Letters from Iwo Jima (Clint Eastwood) USA 2006

„Letters from Iwo Jima“ ist filmisch ausgedrückt der „Gegenschuss“ zu Clint Eastwoods vorherigem Spielfilm „Flags of our Fathers“. Er behandelt die Invasion der strategisch wichtigen Insel Iwojima durch die US-Amerikaner im 2. Weltkrieg ausschließlich aus der Sicht der japanischen Truppen. Dabei nimmt der Regisseur sich Zeit für seine Figuren, für die aussichtslose Lage angesichts einer gewaltigen Übermacht und die fehlende Unterstützung durch eigene Streitkräfte. Das finale Gemetzel hätte man sich eigentlich schenken können. Nichts Neues auf den Schlachtfeldern, die in diesem Fall 18.000 Japanern und 7.000 Amerikanern das Leben gekostet haben. Was u.a. fehlt, ist die Konzentration auf einen tauglichen Protagonisten.

Figuren

Der ehemalige Bäcker Saigo hätte es sein können. Er mimt eine Art „braver Soldat Schwejk“ und verkörpert die ganze Sinnlosigkeit der Verteidigungsschlacht. Von ihm kommt der intelligenteste militärstrategische Vorschlag: „Wenn wir den Amerikanern die Insel überlassen, können wir schnell wieder nach Hause.“ Das wär’s gewesen. Natürlich ist dieser Plan außerhalb der Vorstellungskraft der Militärführung, die Harakiri für ehrenwerter hält als eine Flucht: „Lang lebe der Kaiser!“

Der Fehler liegt im Plural: „Letters“. Besser wäre ein Brief gewesen, und zwar der von Saigo an seine schwangere Frau. Clint Eastwood verzettelt sich, indem er eine Vielzahl von Charaktere aufbietet. Da ist, neben Saigo, Hauptmann Tanida, dann der Kommandeur Generalleutnant Kuribayashi, der Springreiter Oberstleutnant Nishi, dann Shimizu, ein ehemaliger Militärpolizist usw. So kann, trotz gelegentlicher Flashbacks, keine Nähe aufgebaut werden, die aber Voraussetzung für eine emotionale Anteilnahme wäre. Wir erfahren zu wenig über die Protagonisten. Die fragmentarische Behandlung sorgt für Distanz, für Oberflächlichkeit und deutet auf den eigentlichen Schwachpunkt hin.

Story

Es gibt keine Geschichte. Die Eroberung einer Vulkaninsel ist keine Geschichte. Das ist vergleichbar mit „Titanic“ ohne melodramatische Liebesgeschichte. Was dann übrig bleibt, ist die Visualisierung einer Katastrophe, die ja auch keine Überraschung ist oder Suspense enthält. Weiß ja jeder vorab, dass das Schiff untergeht oder die Insel eingenommen wird. Was ist denn überhaupt eine Geschichte (s.a. klassische Erzählmotive)?

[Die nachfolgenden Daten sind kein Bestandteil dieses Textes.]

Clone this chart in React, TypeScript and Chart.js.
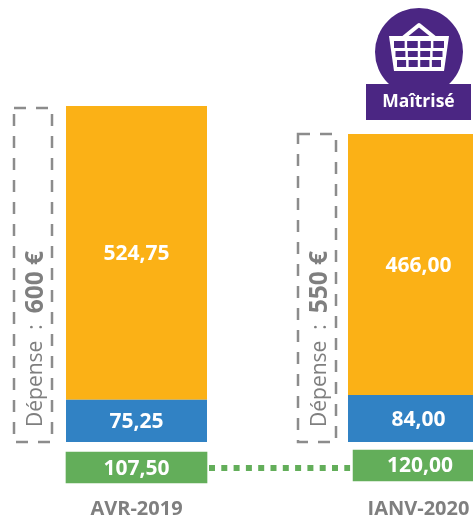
import { useEffect, useRef } from "react";
import { Chart, registerables } from "chart.js";

Chart.register(...registerables);

const periods = ["AVR-2019", "JANV-2020"];
const blueValues = [75.25, 84.0];
const orangeValues = [524.75, 466.0];
const greenValues = [107.5, 120.0];
const spendTotals = [600, 550];
const badgeLabel = "Maîtrisé";

const FONT = '"Open Sans", sans-serif';
const GRAY = "#7f7f7f";
const PURPLE = "#4b2683";
const fmt = (v: number) => v.toFixed(2).replace(".", ",");

// layout of the green row, in value-axis units (0.56 px per unit)
const rowTop = [-17.9, -14.3];
const rowHeight = 55.3;
const rowShift = [0, 1.018];
const boxInset = [[52, 14], [50, 12]];

const overlay = {
  id: "overlay",
  afterDatasetsDraw(chart: any) {
    const { ctx } = chart;
    const y = chart.scales.y;
    const blue = chart.getDatasetMeta(0).data;
    const orange = chart.getDatasetMeta(1).data;
    const green = chart.getDatasetMeta(2).data;
    ctx.save();
    ctx.textAlign = "center";
    ctx.textBaseline = "middle";
    ctx.fillStyle = "#fff";
    ctx.font = `bold 21px ${FONT}`;
    periods.forEach((_, i) => {
      ctx.fillText(fmt(blueValues[i]), blue[i].x, (blue[i].y + blue[i].base) / 2 + 1.5);
      ctx.fillText(fmt(orangeValues[i]), orange[i].x, (orange[i].y + orange[i].base) / 2 + 1.5);
      ctx.fillText(fmt(greenValues[i]), green[i].x - i * 3.5, (green[i].y + green[i].base) / 2 + 1);
    });

    // dotted link between the green bars
    ctx.strokeStyle = "#63ae5a";
    ctx.lineWidth = 6;
    ctx.setLineDash([6, 6.3]);
    const ly = (green[0].y + green[0].base) / 2 + 0.5;
    ctx.beginPath();
    ctx.moveTo(green[0].x + green[0].width / 2 + 2, ly);
    ctx.lineTo(green[1].x - green[1].width / 2 - 3, ly);
    ctx.stroke();

    // dashed spend boxes with rotated text
    periods.forEach((_, i) => {
      const left = blue[i].x - blue[i].width / 2;
      const x0 = left - boxInset[i][0];
      const x1 = left - boxInset[i][1];
      const top = y.getPixelForValue(spendTotals[i]) + (i === 0 ? 2 : 0);
      const bottom = y.getPixelForValue(0);
      ctx.strokeStyle = "#8c8c8c";
      ctx.lineWidth = 2.5;
      ctx.setLineDash([12, 10]);
      ctx.strokeRect(x0, top, x1 - x0, bottom - top);
      ctx.setLineDash([]);
      ctx.save();
      ctx.translate((x0 + x1) / 2 + 3, 427);
      ctx.rotate(-Math.PI / 2);
      ctx.textAlign = "left";
      ctx.fillStyle = GRAY;
      ctx.font = `21px ${FONT}`;
      const a = "Dépense  :  ";
      ctx.fillText(a, 0, 0);
      const w = ctx.measureText(a).width;
      ctx.font = `bold 24.5px ${FONT}`;
      ctx.fillText(`${spendTotals[i]} €`, w, 0);
      ctx.restore();
    });

    // badge above the second bar
    const cx = blue[1].x + 0.5;
    ctx.fillStyle = PURPLE;
    ctx.beginPath();
    ctx.arc(cx, 52, 44, 0, Math.PI * 2);
    ctx.fill();
    ctx.fillRect(cx - 53, 84, 105, 36);
    ctx.fillStyle = "#fff";
    ctx.font = `bold 17.5px ${FONT}`;
    ctx.fillText(badgeLabel, cx - 0.5, 102);

    // basket
    ctx.strokeStyle = "#fff";
    ctx.lineWidth = 4;
    ctx.lineJoin = "round";
    ctx.beginPath();
    ctx.moveTo(cx - 16, 38);
    ctx.lineTo(cx, 25);
    ctx.lineTo(cx + 16, 38);
    ctx.stroke();
    ctx.fillStyle = "#fff";
    ctx.beginPath();
    ctx.moveTo(cx - 30, 36);
    ctx.lineTo(cx + 30, 36);
    ctx.lineTo(cx + 25, 71);
    ctx.lineTo(cx - 25, 71);
    ctx.closePath();
    ctx.fill();
    ctx.fillStyle = PURPLE;
    const rows = [[41, 48, 25], [51, 57, 23.5], [60, 67, 22]];
    rows.forEach(([t, b, half]) => {
      const cw = (half * 2 - 7.5) / 4;
      for (let k = 0; k < 4; k++) {
        ctx.fillRect(cx - half + k * (cw + 2.5), t, cw, b - t);
      }
    });
    ctx.restore();
  },
};

export default function App() {
  const ref = useRef<HTMLCanvasElement>(null);
  useEffect(() => {
    const chart = new Chart(ref.current!, {
      type: "bar",
      data: {
        labels: periods,
        datasets: [
          { label: "Bleu", data: blueValues, backgroundColor: "#3182c4", xAxisID: "x", yAxisID: "y", barPercentage: 1, categoryPercentage: 0.5, grouped: false },
          { label: "Orange", data: orangeValues, backgroundColor: "#fbb116", xAxisID: "x", yAxisID: "y", barPercentage: 1, categoryPercentage: 0.5, grouped: false },
          {
            label: "Vert",
            data: greenValues.map((_, i) => ({ x: i * rowShift[1], y: [rowTop[i], rowTop[i] - rowHeight] })),
            backgroundColor: "#63ae5a",
            xAxisID: "x2",
            yAxisID: "y2",
            barThickness: 141,
            grouped: false,
          },
        ],
      } as any,
      options: {
        responsive: false,
        animation: false,
        devicePixelRatio: 1,
        layout: { padding: { left: 0.5, right: 0.5, top: 0, bottom: 0 } },
        plugins: { legend: { display: false }, tooltip: { enabled: false } },
        scales: {
          x: {
            stacked: true,
            grid: { display: false },
            border: { display: false },
            ticks: { color: GRAY, font: { family: FONT, size: 20, weight: "bold" }, padding: -1, maxRotation: 0 },
            afterFit(s: any) { s.height = 25; },
          },
          y: { stacked: true, display: false, min: -85.7, max: 789.3 },
          x2: { type: "linear", display: false, min: -0.5, max: 1.5, offset: false },
          y2: { display: false, min: -85.7, max: 789.3 },
        },
      } as any,
      plugins: [overlay],
    });
    return () => chart.destroy();
  }, []);
  return (
    <div style={{ position: "fixed", left: 0, top: 0, width: 473, height: 515, overflow: "hidden", background: "#fff" }}>
      <canvas ref={ref} width={565} height={515} style={{ position: "absolute", left: -5, top: 0, width: 565, height: 515 }} />
    </div>
  );
}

Im Antikriegsfilm „Lone Survivor“ erzählt Peter Berg von der existenziellen Entscheidung, die der Kommandeur einer vierköpfigen Navy-Seals-Einheit treffen muss und von ihren dramatischen Konsequenzen. Der Anführer ist der eindeutige Held dieser Geschichte, die sich bis zum Ende nur um diesen Entschluss dreht. Oder nehmen wir „American Sniper“, den Clint Eastwood 2014 gedreht hat und der wie kaum ein anderer Spielfilm zeigt, was Krieg mit den Menschen macht. Es ist die dramatische Lebensgeschichte eines traumatisierten Scharfschützen. Beide Spielfilme haben den Fokus auf einen Helden und seine Motive, auch auf seine Fehler oder falschen Entscheidungen, die anderen Menschen das Leben kosten (können). Das ist ein wesentlicher Punkt. In „Letters from Iwo Jima“ verbleibt den Figuren keine Gelegenheit, ihre falschen Entscheidungen, nämlich die Stellung zu halten, anzuzweifeln oder gar zu bereuen. Bis auf Saigo gehören sie alle zu den Opfern dieses Wahnsinns.

Fazit

„Letters from Iwo Jima“ gehört zu den schwächeren Filmen Clint Eastwoods. Den verständlichen Wunsch, Teil der amerikanischen Geschichte aus einer anderen Perspektive zu erzählen, hätte er mit einer Geschichte kombinieren müssen, so wie er es in den meisten seiner Filme demonstriert hat.

7 Emojis zur Bewertung eines Spielfilms, hier 2 blaue Smileys und 5 schwarze traurige Gesichter für "Letters from Iwo Jima".